The class is also a good place to practice for auditions. Jimena likes to invite her students to always participate in events in and out of Prepa Tec; to showcase their talents in places outside of the Music Room. She’s said on many occasions that presenting in front of the crowd is, easily, one of the most exhilarating and frightening moments anyone could ever go through, but that it is always worth it at the end. She has listened to and coached more than one of her students to brave an audition, and while not all of them have come out victorious, Jimena likes to remind them of the learning opportunity hidden in every little failure. She showcases strength, passion and perseverance, values that she hopes her students are always learning from and putting to good use themselves.

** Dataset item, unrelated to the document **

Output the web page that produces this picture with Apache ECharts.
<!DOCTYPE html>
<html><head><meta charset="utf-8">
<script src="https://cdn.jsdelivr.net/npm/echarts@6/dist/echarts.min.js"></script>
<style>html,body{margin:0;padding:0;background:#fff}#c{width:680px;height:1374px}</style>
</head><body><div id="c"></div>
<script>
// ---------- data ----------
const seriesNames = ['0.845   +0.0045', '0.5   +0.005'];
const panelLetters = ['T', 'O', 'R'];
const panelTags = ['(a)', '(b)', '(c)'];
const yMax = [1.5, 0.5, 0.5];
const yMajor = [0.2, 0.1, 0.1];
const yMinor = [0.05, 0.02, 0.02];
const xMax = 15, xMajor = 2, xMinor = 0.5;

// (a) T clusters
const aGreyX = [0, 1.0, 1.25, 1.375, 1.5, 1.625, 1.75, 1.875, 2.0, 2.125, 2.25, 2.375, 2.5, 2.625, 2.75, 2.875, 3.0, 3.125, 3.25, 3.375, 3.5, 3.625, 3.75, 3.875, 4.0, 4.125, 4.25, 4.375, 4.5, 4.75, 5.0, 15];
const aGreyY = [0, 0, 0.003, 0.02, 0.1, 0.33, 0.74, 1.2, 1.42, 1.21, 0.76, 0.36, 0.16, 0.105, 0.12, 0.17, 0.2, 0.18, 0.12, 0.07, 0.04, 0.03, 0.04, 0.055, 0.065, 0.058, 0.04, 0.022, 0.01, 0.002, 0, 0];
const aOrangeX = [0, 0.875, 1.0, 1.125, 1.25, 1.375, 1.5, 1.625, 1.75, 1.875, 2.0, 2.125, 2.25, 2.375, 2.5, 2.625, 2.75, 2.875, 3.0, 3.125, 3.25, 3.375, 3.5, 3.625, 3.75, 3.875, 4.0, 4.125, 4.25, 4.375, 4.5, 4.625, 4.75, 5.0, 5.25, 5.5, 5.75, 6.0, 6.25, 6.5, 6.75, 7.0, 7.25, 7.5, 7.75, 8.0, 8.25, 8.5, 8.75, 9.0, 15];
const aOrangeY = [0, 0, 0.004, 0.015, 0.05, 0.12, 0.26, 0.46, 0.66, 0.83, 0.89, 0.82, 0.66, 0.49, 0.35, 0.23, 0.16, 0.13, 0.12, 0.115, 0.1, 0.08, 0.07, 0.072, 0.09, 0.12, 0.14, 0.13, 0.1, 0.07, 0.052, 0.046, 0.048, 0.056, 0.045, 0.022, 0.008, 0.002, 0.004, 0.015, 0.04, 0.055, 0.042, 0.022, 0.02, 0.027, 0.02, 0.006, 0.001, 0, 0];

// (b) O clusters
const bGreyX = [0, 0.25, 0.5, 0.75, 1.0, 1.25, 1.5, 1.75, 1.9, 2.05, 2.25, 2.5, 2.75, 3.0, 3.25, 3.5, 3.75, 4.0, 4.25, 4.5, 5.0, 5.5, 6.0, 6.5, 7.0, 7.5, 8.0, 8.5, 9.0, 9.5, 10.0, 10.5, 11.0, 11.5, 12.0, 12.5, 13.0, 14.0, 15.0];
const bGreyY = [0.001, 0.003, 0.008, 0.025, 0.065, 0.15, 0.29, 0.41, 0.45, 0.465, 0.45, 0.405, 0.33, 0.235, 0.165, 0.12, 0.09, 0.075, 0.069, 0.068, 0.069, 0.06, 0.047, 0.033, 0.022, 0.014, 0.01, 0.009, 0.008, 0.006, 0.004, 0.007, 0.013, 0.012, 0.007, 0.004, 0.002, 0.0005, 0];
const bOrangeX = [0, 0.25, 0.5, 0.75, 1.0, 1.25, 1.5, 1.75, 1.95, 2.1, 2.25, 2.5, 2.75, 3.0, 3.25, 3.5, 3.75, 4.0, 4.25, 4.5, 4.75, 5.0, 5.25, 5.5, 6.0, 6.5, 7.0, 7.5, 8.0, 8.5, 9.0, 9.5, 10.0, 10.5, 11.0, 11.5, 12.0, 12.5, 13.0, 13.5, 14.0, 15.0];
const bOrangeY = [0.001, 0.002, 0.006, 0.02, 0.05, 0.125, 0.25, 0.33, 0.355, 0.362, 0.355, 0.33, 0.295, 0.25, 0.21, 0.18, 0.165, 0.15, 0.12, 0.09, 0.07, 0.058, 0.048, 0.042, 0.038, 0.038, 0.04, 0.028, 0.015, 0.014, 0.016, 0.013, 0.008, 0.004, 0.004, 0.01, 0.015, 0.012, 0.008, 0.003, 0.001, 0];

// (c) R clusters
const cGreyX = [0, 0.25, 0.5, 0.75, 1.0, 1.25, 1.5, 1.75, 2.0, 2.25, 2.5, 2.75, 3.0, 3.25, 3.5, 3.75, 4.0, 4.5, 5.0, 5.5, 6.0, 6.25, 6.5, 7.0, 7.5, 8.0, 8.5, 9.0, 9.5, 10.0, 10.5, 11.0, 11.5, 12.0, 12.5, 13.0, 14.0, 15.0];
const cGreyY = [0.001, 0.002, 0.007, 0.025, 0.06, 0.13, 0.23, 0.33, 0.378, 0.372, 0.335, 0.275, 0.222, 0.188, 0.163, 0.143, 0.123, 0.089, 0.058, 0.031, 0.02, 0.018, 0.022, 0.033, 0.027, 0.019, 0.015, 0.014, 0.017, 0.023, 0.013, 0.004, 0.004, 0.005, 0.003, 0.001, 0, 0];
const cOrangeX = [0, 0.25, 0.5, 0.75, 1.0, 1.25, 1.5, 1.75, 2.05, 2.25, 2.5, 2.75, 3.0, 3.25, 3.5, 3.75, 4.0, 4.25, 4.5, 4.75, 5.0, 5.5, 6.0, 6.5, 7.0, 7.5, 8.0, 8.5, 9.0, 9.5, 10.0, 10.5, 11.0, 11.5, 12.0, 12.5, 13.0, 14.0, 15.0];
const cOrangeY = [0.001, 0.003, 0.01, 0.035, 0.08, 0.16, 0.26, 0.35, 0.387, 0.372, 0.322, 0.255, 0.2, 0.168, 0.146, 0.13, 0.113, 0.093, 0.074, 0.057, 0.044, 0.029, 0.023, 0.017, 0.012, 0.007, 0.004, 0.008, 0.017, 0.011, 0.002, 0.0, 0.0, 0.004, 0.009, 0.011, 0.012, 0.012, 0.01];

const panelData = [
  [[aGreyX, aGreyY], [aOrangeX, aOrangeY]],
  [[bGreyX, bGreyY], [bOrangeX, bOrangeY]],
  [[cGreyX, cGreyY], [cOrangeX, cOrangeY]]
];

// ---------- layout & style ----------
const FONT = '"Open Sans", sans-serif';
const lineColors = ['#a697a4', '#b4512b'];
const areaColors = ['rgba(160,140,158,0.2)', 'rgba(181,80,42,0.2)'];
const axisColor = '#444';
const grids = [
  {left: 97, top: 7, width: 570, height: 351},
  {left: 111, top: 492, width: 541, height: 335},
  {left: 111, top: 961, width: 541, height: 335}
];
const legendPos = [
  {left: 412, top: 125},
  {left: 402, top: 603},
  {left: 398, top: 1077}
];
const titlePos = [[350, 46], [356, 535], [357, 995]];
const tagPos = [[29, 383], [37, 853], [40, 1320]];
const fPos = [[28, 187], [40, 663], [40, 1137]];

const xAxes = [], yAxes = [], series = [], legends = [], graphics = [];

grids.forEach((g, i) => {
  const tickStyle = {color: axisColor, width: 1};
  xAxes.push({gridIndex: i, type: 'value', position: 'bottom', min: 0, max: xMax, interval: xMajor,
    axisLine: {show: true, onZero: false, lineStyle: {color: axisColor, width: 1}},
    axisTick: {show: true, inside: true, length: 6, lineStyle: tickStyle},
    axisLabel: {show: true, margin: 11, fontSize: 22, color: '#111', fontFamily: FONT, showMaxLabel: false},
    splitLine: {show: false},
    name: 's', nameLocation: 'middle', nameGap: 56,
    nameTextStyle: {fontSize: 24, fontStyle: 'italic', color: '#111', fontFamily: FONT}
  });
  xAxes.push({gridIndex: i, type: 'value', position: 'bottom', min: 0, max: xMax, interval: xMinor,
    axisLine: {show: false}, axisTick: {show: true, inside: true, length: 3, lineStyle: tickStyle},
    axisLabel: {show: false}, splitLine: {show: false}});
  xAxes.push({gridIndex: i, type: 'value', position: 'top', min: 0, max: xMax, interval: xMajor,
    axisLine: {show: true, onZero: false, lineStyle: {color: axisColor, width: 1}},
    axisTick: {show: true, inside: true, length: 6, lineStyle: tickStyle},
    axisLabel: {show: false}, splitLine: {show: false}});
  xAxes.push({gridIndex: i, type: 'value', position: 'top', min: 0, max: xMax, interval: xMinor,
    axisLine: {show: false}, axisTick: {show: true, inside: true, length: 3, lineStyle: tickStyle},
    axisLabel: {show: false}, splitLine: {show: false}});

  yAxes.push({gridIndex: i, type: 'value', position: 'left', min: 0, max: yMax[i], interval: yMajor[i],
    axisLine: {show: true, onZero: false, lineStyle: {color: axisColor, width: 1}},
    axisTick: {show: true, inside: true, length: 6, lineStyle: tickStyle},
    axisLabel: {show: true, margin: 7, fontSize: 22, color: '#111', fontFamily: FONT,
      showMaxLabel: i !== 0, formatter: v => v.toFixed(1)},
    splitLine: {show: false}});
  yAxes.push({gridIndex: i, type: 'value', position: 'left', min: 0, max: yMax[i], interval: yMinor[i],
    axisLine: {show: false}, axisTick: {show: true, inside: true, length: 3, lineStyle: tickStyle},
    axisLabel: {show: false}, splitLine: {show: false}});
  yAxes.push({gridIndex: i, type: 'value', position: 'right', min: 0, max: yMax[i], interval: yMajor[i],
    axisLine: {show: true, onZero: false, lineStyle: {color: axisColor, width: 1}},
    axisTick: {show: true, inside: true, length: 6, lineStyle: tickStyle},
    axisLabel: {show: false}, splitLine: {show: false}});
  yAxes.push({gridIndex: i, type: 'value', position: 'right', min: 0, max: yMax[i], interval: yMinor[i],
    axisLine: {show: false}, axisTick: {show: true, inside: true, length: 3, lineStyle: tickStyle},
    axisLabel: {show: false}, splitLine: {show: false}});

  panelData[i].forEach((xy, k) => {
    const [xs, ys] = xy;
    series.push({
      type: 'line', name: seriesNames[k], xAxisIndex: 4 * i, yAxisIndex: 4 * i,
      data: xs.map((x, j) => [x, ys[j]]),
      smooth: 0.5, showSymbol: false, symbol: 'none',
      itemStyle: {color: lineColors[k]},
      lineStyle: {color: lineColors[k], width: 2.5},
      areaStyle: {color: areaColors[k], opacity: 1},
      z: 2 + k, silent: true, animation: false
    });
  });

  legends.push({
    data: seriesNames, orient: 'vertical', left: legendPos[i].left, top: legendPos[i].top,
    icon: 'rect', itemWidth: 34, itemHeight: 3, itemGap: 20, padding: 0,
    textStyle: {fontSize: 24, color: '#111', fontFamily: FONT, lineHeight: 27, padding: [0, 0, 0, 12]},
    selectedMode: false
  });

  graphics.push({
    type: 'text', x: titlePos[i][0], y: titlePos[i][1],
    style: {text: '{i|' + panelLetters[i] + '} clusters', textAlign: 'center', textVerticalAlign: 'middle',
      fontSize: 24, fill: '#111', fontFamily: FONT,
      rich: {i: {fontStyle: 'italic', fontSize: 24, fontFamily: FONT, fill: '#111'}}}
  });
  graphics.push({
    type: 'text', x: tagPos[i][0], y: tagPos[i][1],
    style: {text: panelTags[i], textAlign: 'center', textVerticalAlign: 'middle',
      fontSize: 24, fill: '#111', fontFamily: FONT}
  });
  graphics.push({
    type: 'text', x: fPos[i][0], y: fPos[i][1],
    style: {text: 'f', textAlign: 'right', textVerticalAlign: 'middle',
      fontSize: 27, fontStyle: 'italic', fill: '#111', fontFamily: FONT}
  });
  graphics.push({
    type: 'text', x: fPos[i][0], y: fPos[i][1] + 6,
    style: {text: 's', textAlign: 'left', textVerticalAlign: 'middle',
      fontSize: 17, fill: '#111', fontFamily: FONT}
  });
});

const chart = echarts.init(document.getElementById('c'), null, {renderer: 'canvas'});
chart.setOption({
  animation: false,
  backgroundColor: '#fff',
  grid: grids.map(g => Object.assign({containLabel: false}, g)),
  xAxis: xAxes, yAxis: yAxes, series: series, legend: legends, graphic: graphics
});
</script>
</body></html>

I’ve had had the honor of attending this class for the past year and a half, and there are no words that could explain the kind of joy it brings me. Singing can be one of the most beautiful things to share with others, if one only knows how to convey the right message, and this workshop is precisely the kind of place that you go to do just this. It becomes a certain type of safe space to vent, sometimes, when people come with their songs full to the brim with feelings of joy or sadness. Or it can be a place of dedicated learning, when everyone sits around Jimena’s keyboard to listen to one of the experiences life has brought to her through song.
At the end of the day, however, Jimena’s class is more than just a class. It’s a place where singers and lovers of music alike meet to learn from each other and grow together. A place where magic happens in the form of melodies, and there’s always kind encouragement to keep you going.